▸ **SET TASK**
Copy all of the material word for word, except for the pictures.

Part of a data file
--------------------------------

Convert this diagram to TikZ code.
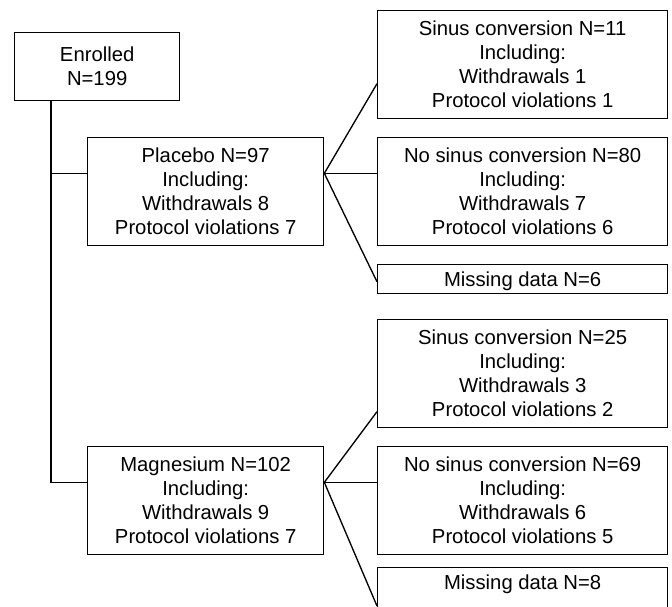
\documentclass[tikz,border=0pt]{standalone}
\usepackage{fontspec}
\setmainfont{Liberation Sans}
\usetikzlibrary{positioning}

\begin{document}
\begin{tikzpicture}[
    x=0.75pt, y=-0.75pt,
    every node/.style={font=\fontsize{15.2}{18}\selectfont},
    box/.style={
        draw,
        rectangle,
        line width=1pt,
        align=center,
        inner sep=2pt,
        anchor=north west,
    },
    missing/.style={
        minimum width=\wOut,
        inner ysep=0pt,
        text height=16.3pt,
        text depth=5.5pt,
    },
    link/.style={line width=1pt},
]

% Box sizes
\def\wArm{177pt}
\def\hArm{81pt}
\def\wOut{217.5pt}
\def\hOut{81pt}

% Height of the joints above the arm centres
\def\hook{13.75pt}

\useasboundingbox (0,0) rectangle (672,607);

\node[box, minimum width=123.75pt, minimum height=51pt] (enr) at (14,32) {Enrolled\\N=199};

% Treatment arms
\node[box, minimum width=\wArm, minimum height=\hArm] (plc) at (87,137)
    {Placebo N=97\\Including:\\Withdrawals 8\\Protocol violations 7};
\node[box, minimum width=\wArm, minimum height=\hArm] (mag) at (87,446)
    {Magnesium N=102\\Including:\\Withdrawals 9\\Protocol violations 7};

% Outcomes - placebo
\node[box, minimum width=\wOut, minimum height=\hOut] (plcSin) at (377,10)
    {Sinus conversion N=11\\Including:\\Withdrawals 1\\Protocol violations 1};
\node[box, minimum width=\wOut, minimum height=\hOut] (plcNo) at (377,137)
    {No sinus conversion N=80\\Including:\\Withdrawals 7\\Protocol violations 6};
\node[box, missing] (plcMiss) at (377,264) {Missing data N=6};

% Outcomes - magnesium
\node[box, minimum width=\wOut, minimum height=\hOut] (magSin) at (377,319)
    {Sinus conversion N=25\\Including:\\Withdrawals 3\\Protocol violations 2};
\node[box, minimum width=\wOut, minimum height=\hOut] (magNo) at (377,446)
    {No sinus conversion N=69\\Including:\\Withdrawals 6\\Protocol violations 5};
\node[box, missing, text depth=33pt] (magMiss) at (377,567) {Missing data N=8};

% Trunk from enrolment to the arms
\coordinate (trunk) at ([xshift=27.75pt]enr.south west);
\draw[link] (trunk) |- ([yshift=\hook]plc.west);
\draw[link] (trunk) |- ([yshift=\hook]mag.west);

% Fans to the outcomes
\coordinate (plcFan) at ([yshift=\hook]plc.east);
\draw[link] (plcFan) -- ([yshift=-14.25pt]plcSin.west);
\draw[link] (plcFan) -- (plcFan -| plcNo.west);
\draw[link] (plcFan) -- ([yshift=-1.9pt]plcMiss.west);

\coordinate (magFan) at ([yshift=\hook]mag.east);
\draw[link] (magFan) -- ([yshift=-28.5pt]magSin.west);
\draw[link] (magFan) -- (magFan -| magNo.west);
\draw[link] (magFan) -- ([yshift=-29.25pt]magMiss.north west);

\end{tikzpicture}
\end{document}
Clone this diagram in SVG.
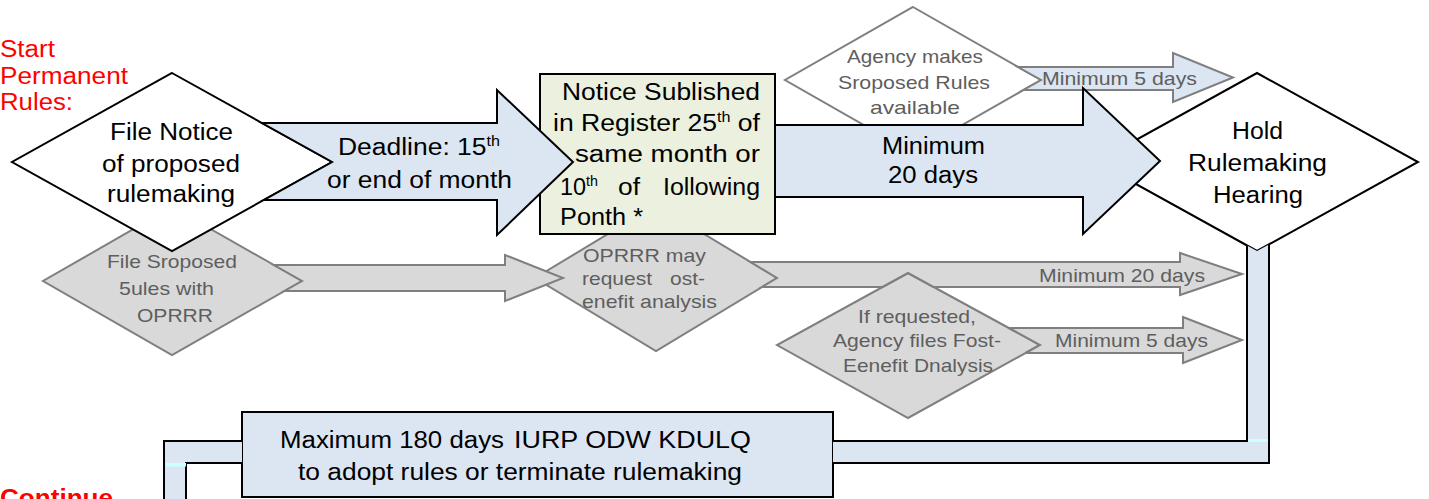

--------------------------------

▸ **CORRECT RESPONSE**
Convert this diagram to TikZ code.
\documentclass[tikz,border=0pt]{standalone}
\usepackage{fontspec}
\setmainfont{Liberation Sans}
\usetikzlibrary{positioning}

\begin{document}
\begin{tikzpicture}[
    x=0.75pt, y=-0.75pt,
    every node/.style={font=\fontsize{15.2}{18}\selectfont},
    box/.style={
        draw,
        rectangle,
        line width=1pt,
        align=center,
        inner sep=2pt,
        anchor=north west,
    },
    missing/.style={
        minimum width=\wOut,
        inner ysep=0pt,
        text height=16.3pt,
        text depth=5.5pt,
    },
    link/.style={line width=1pt},
]

% Box sizes
\def\wArm{177pt}
\def\hArm{81pt}
\def\wOut{217.5pt}
\def\hOut{81pt}

% Height of the joints above the arm centres
\def\hook{13.75pt}

\useasboundingbox (0,0) rectangle (672,607);

\node[box, minimum width=123.75pt, minimum height=51pt] (enr) at (14,32) {Enrolled\\N=199};

% Treatment arms
\node[box, minimum width=\wArm, minimum height=\hArm] (plc) at (87,137)
    {Placebo N=97\\Including:\\Withdrawals 8\\Protocol violations 7};
\node[box, minimum width=\wArm, minimum height=\hArm] (mag) at (87,446)
    {Magnesium N=102\\Including:\\Withdrawals 9\\Protocol violations 7};

% Outcomes - placebo
\node[box, minimum width=\wOut, minimum height=\hOut] (plcSin) at (377,10)
    {Sinus conversion N=11\\Including:\\Withdrawals 1\\Protocol violations 1};
\node[box, minimum width=\wOut, minimum height=\hOut] (plcNo) at (377,137)
    {No sinus conversion N=80\\Including:\\Withdrawals 7\\Protocol violations 6};
\node[box, missing] (plcMiss) at (377,264) {Missing data N=6};

% Outcomes - magnesium
\node[box, minimum width=\wOut, minimum height=\hOut] (magSin) at (377,319)
    {Sinus conversion N=25\\Including:\\Withdrawals 3\\Protocol violations 2};
\node[box, minimum width=\wOut, minimum height=\hOut] (magNo) at (377,446)
    {No sinus conversion N=69\\Including:\\Withdrawals 6\\Protocol violations 5};
\node[box, missing, text depth=33pt] (magMiss) at (377,567) {Missing data N=8};

% Trunk from enrolment to the arms
\coordinate (trunk) at ([xshift=27.75pt]enr.south west);
\draw[link] (trunk) |- ([yshift=\hook]plc.west);
\draw[link] (trunk) |- ([yshift=\hook]mag.west);

% Fans to the outcomes
\coordinate (plcFan) at ([yshift=\hook]plc.east);
\draw[link] (plcFan) -- ([yshift=-14.25pt]plcSin.west);
\draw[link] (plcFan) -- (plcFan -| plcNo.west);
\draw[link] (plcFan) -- ([yshift=-1.9pt]plcMiss.west);

\coordinate (magFan) at ([yshift=\hook]mag.east);
\draw[link] (magFan) -- ([yshift=-28.5pt]magSin.west);
\draw[link] (magFan) -- (magFan -| magNo.west);
\draw[link] (magFan) -- ([yshift=-29.25pt]magMiss.north west);

\end{tikzpicture}
\end{document}
Clone this diagram in SVG.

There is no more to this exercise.